Nous nous collons contre les murs et, dans un tonnerre de ferraille, trépidant, vertigineux, sinistre, un train passe, un long serpent de wagons bas à traction électrique et dont le conducteur est benoîtement assis, les pieds ballants, sur les blocs de houille de la berline d’arrière.

Le premier émoi surmonté, nous reprenons notre marche à la queu leu leu. On nous fait visiter successivement les chambres d’accrochage, les postes de secours, les remises et les écuries, avec leurs cent trente chevaux aveugles qui ne remonteront d’ici que blessés ou morts. Peu à peu, cependant, notre respiration s’égalise : les puissantes machines de la chambre de ventilation nous envoient un air frais qui, je ne sais comment, ne se confond pas avec l’air chaud de l’intérieur, mais semble plutôt se superposer à lui. Les deux ingénieurs qui nous servent de guides et que rien ne distinguerait a priori des ouvriers qui nous croisent en chemin, vêtus qu’ils sont des mêmes habits de toile brune, coiffés de la même casquette, les yeux agrandis et luisants dans leur halo de charbon, nous donnent au fur et à mesure les explications nécessaires[1].
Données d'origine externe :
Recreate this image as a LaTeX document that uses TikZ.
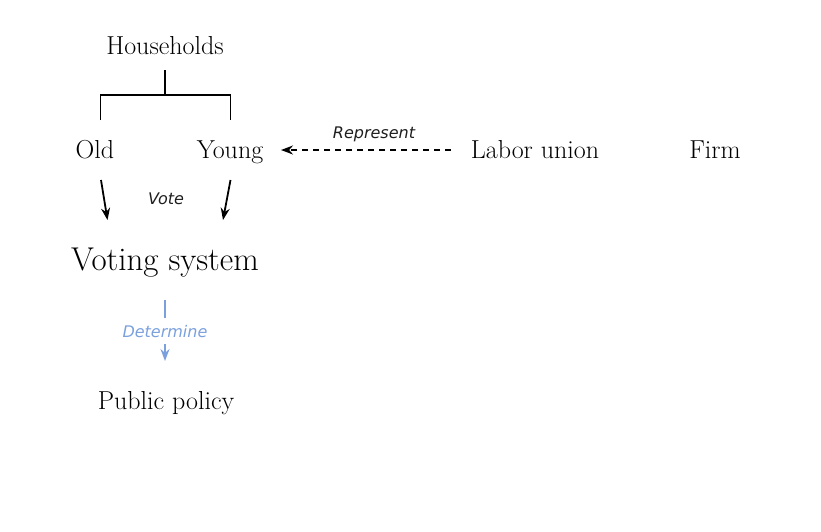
\documentclass[tikz,border=0pt]{standalone}
\usepackage{fontspec}
\newfontfamily\labelfont{DejaVu Sans}
\usetikzlibrary{arrows.meta}
\definecolor{detblue}{RGB}{122,160,222}
\definecolor{labgray}{RGB}{30,30,30}
\tikzset{
  main/.style={font=\fontsize{26}{30}\selectfont, anchor=base, inner sep=0pt},
  big/.style={font=\fontsize{33}{38}\selectfont, anchor=base, inner sep=0pt},
  lbl/.style={font=\labelfont\itshape\fontsize{16}{19}\selectfont, anchor=base, inner sep=0pt, text=labgray},
  conn/.style={line width=1.8pt},
  arr/.style={line width=1.8pt, -{Stealth[length=12pt,width=9pt]}},
  darr/.style={line width=1.8pt, dash pattern=on 6pt off 5pt, -{Stealth[length=12pt,width=9pt]}},
}
\begin{document}
\begin{tikzpicture}[x=1pt,y=-1pt]
\useasboundingbox (0,0) rectangle (821,531);
% nodes
\node[main] (hh) at (165,54) {Households};
\node[main] (old) at (95,158) {Old};
\node[main] (young) at (230,158) {Young};
\node[main] (union) at (535,158) {Labor union};
\node[main] (firm) at (715,158) {Firm};
\node[big] (vote) at (165,270) {Voting system};
\node[main] (policy) at (166,409) {Public policy};
% labels
\node[lbl] (lvote) at (166,204) {Vote};
\node[lbl] (lrep) at (374,138) {Represent};
\node[lbl, text=detblue] (ldet) at (165,337) {Determine};
% bracket
\coordinate (hstem) at (165,70);
\coordinate (hmid) at (165,95);
\coordinate (bl) at (100.5,95);
\coordinate (br) at (230.5,95);
\coordinate (oldtop) at (100.5,120);
\coordinate (youngtop) at (230.5,120);
\draw[conn] (hstem) -- (hmid);
\draw[conn] (oldtop) -- (bl) -- (br) -- (youngtop);
% vote arrows
\coordinate (oa) at (101,180);
\coordinate (ob) at (107.5,220);
\coordinate (ya) at (230.5,180);
\coordinate (yb) at (223,220);
\draw[arr] (oa) -- (ob);
\draw[arr] (ya) -- (yb);
% represent
\coordinate (ra) at (451,150);
\coordinate (rb) at (281,150);
\draw[darr] (ra) -- (rb);
% determine
\coordinate (da) at (165,300);
\coordinate (db) at (165,318);
\coordinate (dc) at (165,344);
\coordinate (dd) at (165,361);
\draw[detblue, line width=1.8pt] (da) -- (db);
\draw[detblue, line width=1.8pt, -{Stealth[length=12pt,width=9pt]}] (dc) -- (dd);
\end{tikzpicture}
\end{document}
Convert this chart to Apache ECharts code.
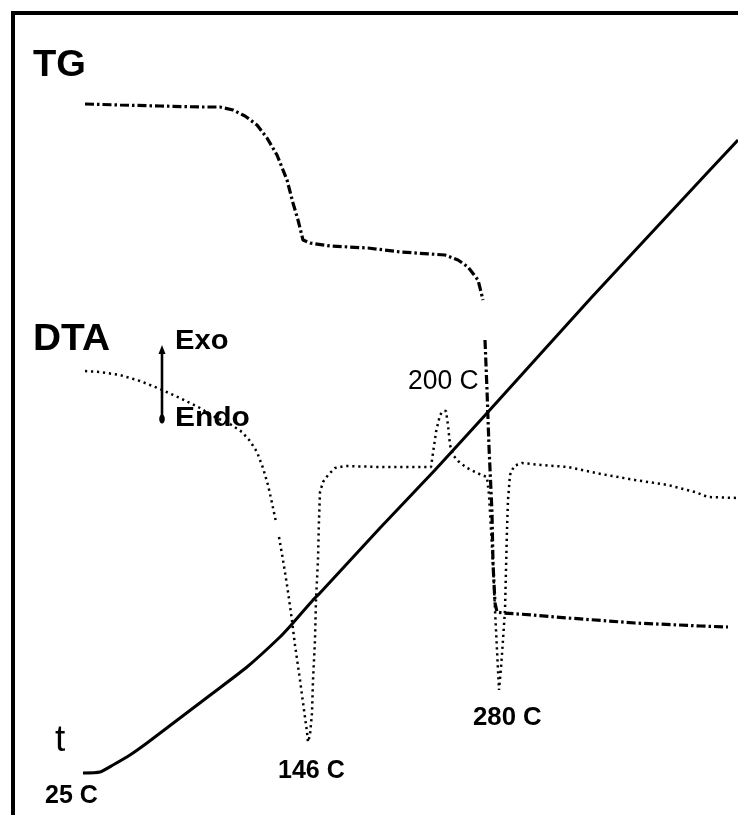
<!DOCTYPE html>
<html>
<head>
<meta charset="utf-8">
<script src="https://cdn.jsdelivr.net/npm/echarts@6/dist/echarts.min.js"></script>
<style>
  html, body { margin: 0; padding: 0; background: #fff; }
  #chart { width: 738px; height: 815px; }
</style>
</head>
<body>
<div id="chart"></div>
<script>
// Thermogram traces in drawing units (x to the right, y downward).
const tgCurve = [
  [85, 104], [120, 105], [160, 106], [200, 107], [220, 107], [233, 110], [245, 116],
  [257, 125], [267, 138], [277, 155], [287, 180], [293, 203], [298, 220], [301, 232],
  [303, 240], [310, 243], [330, 246], [368, 248], [401, 252], [445, 255], [458, 260],
  [468, 267], [478, 280], [483, 300], null,
  [485, 340], [487, 390], [489, 447], [492, 513], [493, 563], [495, 603], [497, 612],
  [503, 613], [533, 615], [568, 618], [635, 623], [701, 626], [728, 627]
];

const dtaCurve = [
  [85, 371], [100, 372], [120, 375], [140, 381], [160, 389], [180, 398], [200, 408],
  [215, 417], [230, 424], [242, 432], [250, 441], [257, 452], [263, 468], [268, 485],
  [272, 503], [276, 522], null,
  [279, 537], [283, 560], [287, 585], [291, 613], [295, 645], [300, 680], [304, 710],
  [307, 732], [308, 742], [310, 735], [312, 713], [313, 680], [315, 640], [316, 600],
  [318, 560], [319, 520], [320, 492], [323, 482], [328, 475], [335, 468], [345, 466],
  [380, 467], [410, 467], [431, 467], [433, 453], [436, 432], [440, 415], [443, 411],
  [446, 411], [448, 425], [450, 445], [453, 455], [458, 461], [467, 468], [477, 473],
  [487, 477], [489, 495], [491, 530], [493, 563], [495, 610], [497, 650], [499, 690],
  [501, 668], [503, 640], [505, 610], [506, 570], [507, 530], [508, 500], [510, 475],
  [514, 466], [522, 463], [541, 465], [568, 467], [601, 474], [635, 480], [668, 485],
  [695, 492], [708, 497], [738, 498]
];

const tCurve = [
  [83, 773], [100, 772], [113, 765], [130, 755], [147, 743], [180, 718], [213, 693],
  [247, 667], [280, 637], [293, 623], [313, 600], [320, 593], [380, 528], [435, 470],
  [488, 412], [591, 298], [682, 200], [738, 140]
];

// Curve names and temperature notes written on the plot
const curveNames = ['TG', 'DTA', 't'];
const heatFlowNames = ['Exo', 'Endo'];
const temperatureNotes = ['25 C', '146 C', '200 C', '280 C'];

const FONT = '"Liberation Sans", Arial, Helvetica, sans-serif';

// Placement of each text: x, y (middle of capitals), font size, weight, horizontal stretch
const textLayout = {
  'TG':    { x: 33,  y: 66,  size: 37, weight: 'bold',   sx: 1.03 },
  'DTA':   { x: 33,  y: 340, size: 36, weight: 'bold',   sx: 1.08 },
  't':     { x: 55,  y: 741, size: 37, weight: 'normal', sx: 1.0 },
  'Exo':   { x: 175, y: 342, size: 27, weight: 'bold',   sx: 1.08 },
  'Endo':  { x: 175, y: 419, size: 27, weight: 'bold',   sx: 1.11 },
  '25 C':  { x: 45,  y: 796, size: 25, weight: 'bold',   sx: 1.0 },
  '146 C': { x: 278, y: 771, size: 25, weight: 'bold',   sx: 1.0 },
  '200 C': { x: 408, y: 382, size: 27, weight: 'normal', sx: 0.98 },
  '280 C': { x: 473, y: 718, size: 26, weight: 'bold',   sx: 0.99 }
};

const chart = echarts.init(document.getElementById('chart'), null, { renderer: 'canvas' });

const textElements = curveNames.concat(heatFlowNames, temperatureNotes).map(text => {
  const p = textLayout[text];
  return {
    type: 'text',
    x: p.x,
    y: p.y,
    scaleX: p.sx,
    style: {
      text: text,
      fill: '#000',
      font: p.weight + ' ' + p.size + 'px ' + FONT,
      textAlign: 'left',
      textVerticalAlign: 'middle'
    },
    z: 10
  };
});

chart.setOption({
  animation: false,
  backgroundColor: '#fff',
  grid: { left: 0, right: 0, top: 0, bottom: 0 },
  xAxis: { type: 'value', min: 0, max: 738, show: false },
  yAxis: { type: 'value', min: 0, max: 815, inverse: true, show: false },
  series: [
    {
      name: 'TG',
      type: 'line',
      data: tgCurve,
      symbol: 'none',
      connectNulls: false,
      lineStyle: { color: '#000', width: 3.2, type: [9, 3, 2.5, 3] }
    },
    {
      name: 'DTA',
      type: 'line',
      data: dtaCurve,
      symbol: 'none',
      connectNulls: false,
      lineStyle: { color: '#000', width: 2.5, type: [2.2, 3.8] }
    },
    {
      name: 't',
      type: 'line',
      data: tCurve,
      symbol: 'none',
      smooth: 0.2,
      lineStyle: { color: '#000', width: 3 }
    }
  ],
  graphic: [
    // frame along the left and top edges
    {
      type: 'polyline',
      shape: { points: [[13, 815], [13, 13], [738, 13]] },
      style: { stroke: '#000', lineWidth: 4, fill: null }
    },
    // Exo / Endo direction marker
    {
      type: 'line',
      shape: { x1: 162, y1: 350, x2: 162, y2: 419 },
      style: { stroke: '#000', lineWidth: 2.6 }
    },
    {
      type: 'polygon',
      shape: { points: [[162, 345], [158.5, 354], [165.5, 354]] },
      style: { fill: '#000' }
    },
    {
      type: 'ellipse',
      shape: { cx: 162, cy: 419, rx: 2.8, ry: 4.5 },
      style: { fill: '#000' }
    }
  ].concat(textElements)
});
</script>
</body>
</html>
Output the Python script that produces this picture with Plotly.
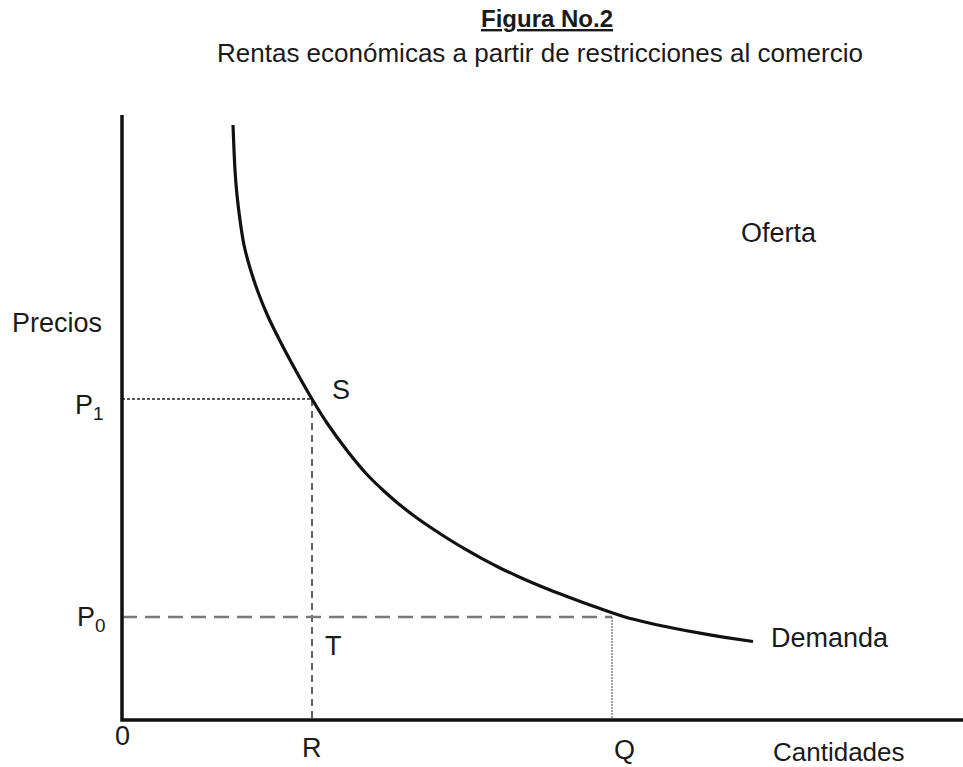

  1. Est-ce volontairement ? Est-ce simple hasard ? On ne nous montra cependant de la mine que le décor intérieur, si je puis dire. Beaucoup d’entre nous eussent aimé pousser jusqu’aux galeries d’abattage, voir jouer les baveuses à air comprimé ou telle de ces batteries de perforateurs électriques qui frappent jusqu’à cinq cents coups par minute et peuvent creuser en quelques heures un tunnel de dix à quinze mètres dans les roches les plus dures. Nos hôtes s’excusèrent sur le manque de temps.